Après une premier examen visuel de l’œuvre par Mme James-Sarrazin, le visage de l’épousée est bien de la main de l’artiste. Des radiographies devraient confirmer, là aussi, si le vêtement est de lui ou de l’atelier.
L’originalité de ce portrait réside, notamment, dans les rehauts de blanc de la chevelure au naturel, peinte comme s’ il s’agissait d’une perruque poudrée. Le portrait, extrêmement sobre voire négligé pour une fille de banquier, est loin des portraits grandiloquents auxquels le peintre nous a habitués pour ce type de personnalité.

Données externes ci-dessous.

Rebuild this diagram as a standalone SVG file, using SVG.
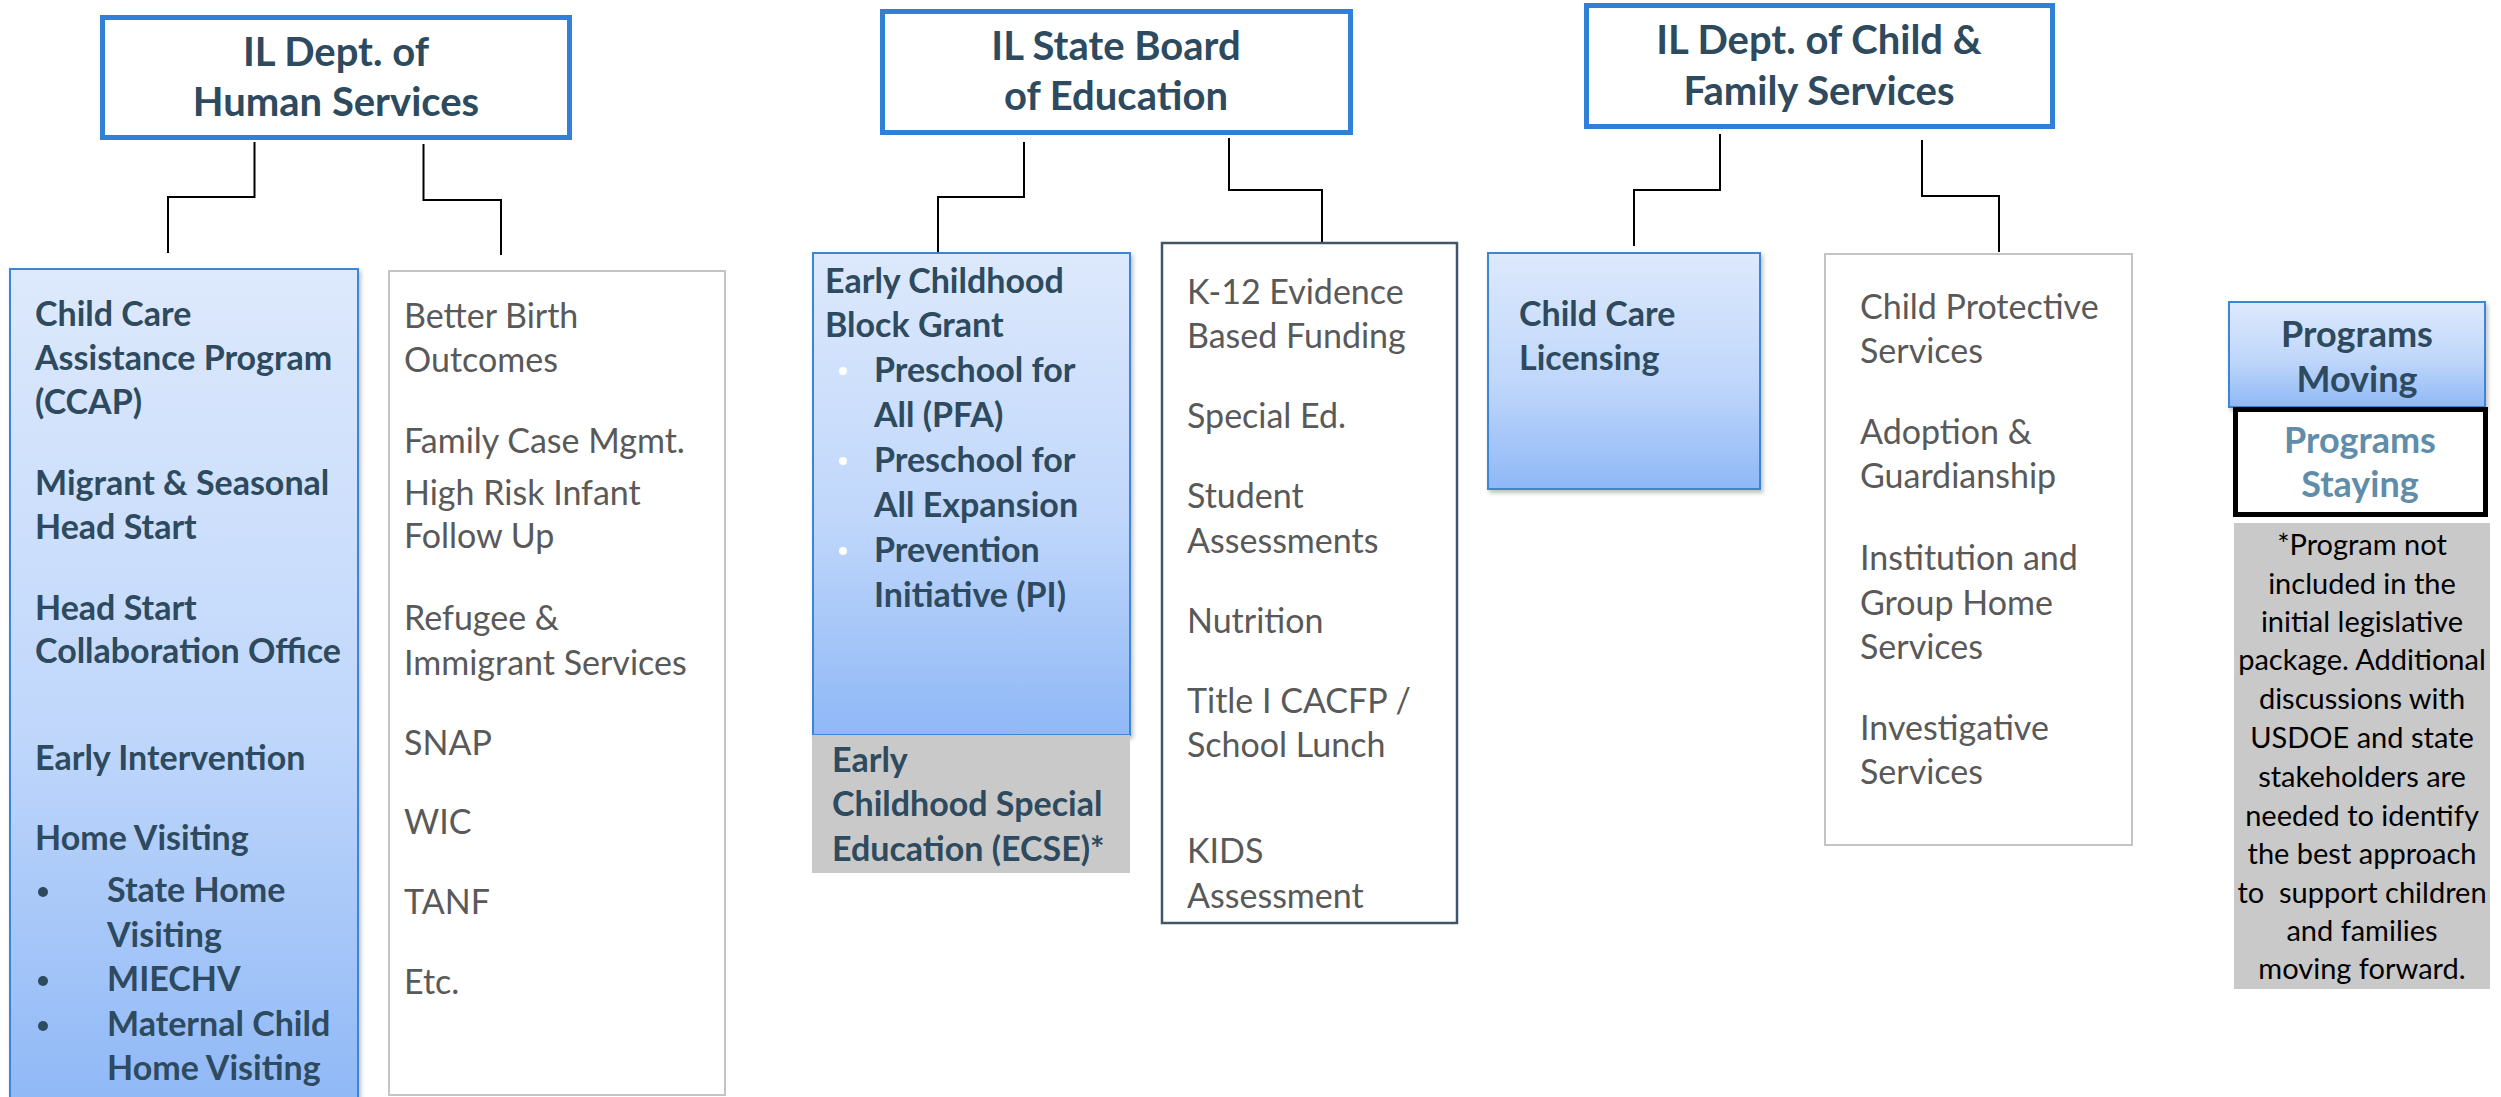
<svg xmlns="http://www.w3.org/2000/svg" width="2501" height="1097" viewBox="0 0 2501 1097">
<style>
  text { font-family: Lato, "Liberation Sans", sans-serif; }
  .hdr { font-size: 40px; font-weight: bold; fill: #2D4A5E; text-anchor: middle; }
  .b { font-size: 34px; font-weight: bold; fill: #2D4A5E; }
  .r { font-size: 34px; fill: #595959; }
  .lg { font-size: 36px; font-weight: bold; text-anchor: middle; }
  .note { font-size: 29px; fill: #000; text-anchor: middle; }
  .hbox { fill: #fff; stroke: #2F80D6; stroke-width: 5; }
  .blue { fill: url(#bg); stroke: #3A86D9; stroke-width: 2; filter: url(#sh); }
  .list { fill: #fff; stroke: #C4C4C4; stroke-width: 2; }
  .conn { fill: none; stroke: #000; stroke-width: 2; }
</style>
<defs>
  <linearGradient id="bg" x1="0" y1="0" x2="0" y2="1">
    <stop offset="0" stop-color="#DDE9FC"/>
    <stop offset="0.55" stop-color="#C0D7FB"/>
    <stop offset="1" stop-color="#8FB8F6"/>
  </linearGradient>
  <filter id="sh" x="-5%" y="-5%" width="115%" height="115%">
    <feDropShadow dx="2" dy="3" stdDeviation="2" flood-color="#000" flood-opacity="0.25"/>
  </filter>
</defs>
<rect width="2501" height="1097" fill="#fff"/>

<g id="connectors">
  <polyline class="conn" points="254.5,142 254.5,197 168,197 168,253"/>
  <polyline class="conn" points="423.5,144 423.5,200 501,200 501,255"/>
  <polyline class="conn" points="1024,142 1024,197 938,197 938,253"/>
  <polyline class="conn" points="1229,138 1229,190 1322,190 1322,243"/>
  <polyline class="conn" points="1720,134 1720,190 1634,190 1634,246"/>
  <polyline class="conn" points="1922,140 1922,196 1999,196 1999,252"/>
</g>

<g id="ildhs">
  <rect class="hbox" x="102.5" y="17.5" width="467" height="120"/>
  <text class="hdr" x="336" y="66">IL Dept. of</text>
  <text class="hdr" x="336" y="116">Human Services</text>
</g>
<g id="isbe">
  <rect class="hbox" x="882.5" y="11.5" width="468" height="121"/>
  <text class="hdr" x="1116" y="60">IL State Board</text>
  <text class="hdr" x="1116" y="110">of Education</text>
</g>
<g id="dcfs">
  <rect class="hbox" x="1586.5" y="5.5" width="466" height="121"/>
  <text class="hdr" x="1819" y="54">IL Dept. of Child &amp;</text>
  <text class="hdr" x="1819" y="105">Family Services</text>
</g>

<g id="ccap">
  <rect class="blue" x="10" y="269" width="348" height="840"/>
  <text class="b" x="35" y="326">Child Care</text>
  <text class="b" x="35" y="370">Assistance Program</text>
  <text class="b" x="35" y="414">(CCAP)</text>
  <text class="b" x="35" y="495">Migrant &amp; Seasonal</text>
  <text class="b" x="35" y="539">Head Start</text>
  <text class="b" x="35" y="620">Head Start</text>
  <text class="b" x="35" y="663">Collaboration Office</text>
  <text class="b" x="35" y="770">Early Intervention</text>
  <text class="b" x="35" y="850">Home Visiting</text>
  <circle cx="43" cy="892" r="5" fill="#2D4A5E"/>
  <text class="b" x="107" y="902">State Home</text>
  <text class="b" x="107" y="947">Visiting</text>
  <circle cx="43" cy="981" r="5" fill="#2D4A5E"/>
  <text class="b" x="107" y="991">MIECHV</text>
  <circle cx="43" cy="1026" r="5" fill="#2D4A5E"/>
  <text class="b" x="107" y="1036">Maternal Child</text>
  <text class="b" x="107" y="1080">Home Visiting</text>
</g>

<g id="dhs-staying">
  <rect class="list" x="389" y="271" width="336" height="824"/>
  <text class="r" x="404" y="328">Better Birth</text>
  <text class="r" x="404" y="372">Outcomes</text>
  <text class="r" x="404" y="453">Family Case Mgmt.</text>
  <text class="r" x="404" y="505">High Risk Infant</text>
  <text class="r" x="404" y="548">Follow Up</text>
  <text class="r" x="404" y="630">Refugee &amp;</text>
  <text class="r" x="404" y="675">Immigrant Services</text>
  <text class="r" x="404" y="755">SNAP</text>
  <text class="r" x="404" y="834">WIC</text>
  <text class="r" x="404" y="914">TANF</text>
  <text class="r" x="404" y="994">Etc.</text>
</g>

<g id="ecbg">
  <rect class="blue" x="813" y="253" width="317" height="482"/>
  <text class="b" x="825" y="293">Early Childhood</text>
  <text class="b" x="825" y="337">Block Grant</text>
  <circle cx="843" cy="371" r="4" fill="#fff"/>
  <text class="b" x="874" y="382">Preschool for</text>
  <text class="b" x="874" y="427">All (PFA)</text>
  <circle cx="843" cy="461" r="4" fill="#fff"/>
  <text class="b" x="874" y="472">Preschool for</text>
  <text class="b" x="874" y="517">All Expansion</text>
  <circle cx="843" cy="551" r="4" fill="#fff"/>
  <text class="b" x="874" y="562">Prevention</text>
  <text class="b" x="874" y="607">Initiative (PI)</text>
</g>

<g id="ecse">
  <rect x="812" y="735" width="318" height="138" fill="#C9C9C9"/>
  <text class="b" x="832" y="772">Early</text>
  <text class="b" x="832" y="816">Childhood Special</text>
  <text class="b" x="832" y="861">Education (ECSE)*</text>
</g>

<g id="isbe-staying">
  <rect x="1162" y="243" width="295" height="680" fill="#fff" stroke="#3E5667" stroke-width="2.5"/>
  <text class="r" x="1187" y="304">K-12 Evidence</text>
  <text class="r" x="1187" y="348">Based Funding</text>
  <text class="r" x="1187" y="428">Special Ed.</text>
  <text class="r" x="1187" y="508">Student</text>
  <text class="r" x="1187" y="553">Assessments</text>
  <text class="r" x="1187" y="633">Nutrition</text>
  <text class="r" x="1187" y="713">Title I CACFP /</text>
  <text class="r" x="1187" y="757">School Lunch</text>
  <text class="r" x="1187" y="863">KIDS</text>
  <text class="r" x="1187" y="908">Assessment</text>
</g>

<g id="ccl">
  <rect class="blue" x="1488" y="253" width="272" height="236"/>
  <text class="b" x="1519" y="326">Child Care</text>
  <text class="b" x="1519" y="370">Licensing</text>
</g>

<g id="dcfs-staying">
  <rect class="list" x="1825" y="254" width="307" height="591"/>
  <text class="r" x="1860" y="319">Child Protective</text>
  <text class="r" x="1860" y="363">Services</text>
  <text class="r" x="1860" y="444">Adoption &amp;</text>
  <text class="r" x="1860" y="488">Guardianship</text>
  <text class="r" x="1860" y="570">Institution and</text>
  <text class="r" x="1860" y="615">Group Home</text>
  <text class="r" x="1860" y="659">Services</text>
  <text class="r" x="1860" y="740">Investigative</text>
  <text class="r" x="1860" y="784">Services</text>
</g>

<g id="legend-moving">
  <rect class="blue" x="2229" y="302" width="256" height="105"/>
  <text class="lg" x="2357" y="347" fill="#2D4A5E">Programs</text>
  <text class="lg" x="2357" y="392" fill="#2D4A5E">Moving</text>
</g>
<g id="legend-staying">
  <rect x="2235.5" y="409.5" width="250" height="105" fill="#fff" stroke="#000" stroke-width="5"/>
  <text class="lg" x="2360" y="453" fill="#5F8DAA">Programs</text>
  <text class="lg" x="2360" y="497" fill="#5F8DAA">Staying</text>
</g>
<g id="note">
  <rect x="2234" y="523" width="256" height="466" fill="#C9C9C9"/>
  <text class="note" x="2362" y="555">*Program not</text>
  <text class="note" x="2362" y="594">included in the</text>
  <text class="note" x="2362" y="632">initial legislative</text>
  <text class="note" x="2362" y="670">package. Additional</text>
  <text class="note" x="2362" y="709">discussions with</text>
  <text class="note" x="2362" y="748">USDOE and state</text>
  <text class="note" x="2362" y="787">stakeholders are</text>
  <text class="note" x="2362" y="826">needed to identify</text>
  <text class="note" x="2362" y="864">the best approach</text>
  <text class="note" x="2362" y="903" xml:space="preserve">to  support children</text>
  <text class="note" x="2362" y="941">and families</text>
  <text class="note" x="2362" y="979">moving forward.</text>
</g>
</svg>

Le mariage de Jacques Hardouin-Mansart et de Madeleine Bernard ne tiendra pas bien longtemps. La réputation de libertins des deux époux était alors bien établie. Dès 1702, Jacques se liait avec une aventurière, originaire de Toulouse, Madeleine Duguesny ou Duquesny (16-1753), avec laquelle il aura plusieurs enfants dont les survivants furent les futurs architectes : Jean Mansart de Jouy (1705-1783) et Jacques Hardouin-Mansart de Sagonne, dit aussi de Lévy (1711-1778). Cette liaison adultérine fit scandale à Paris et dans toute la Cour. Une séparation de biens du couple intervint en 1709. Samuel Bernard réclamera réparation à Hardouin-Mansart et à sa famille jusque dans les années 1720 malgré le décès de Madeleine survenu en novembre 1716. Le scandale entre ces deux figures éminentes du règne de Louis XIV avait été trop grand.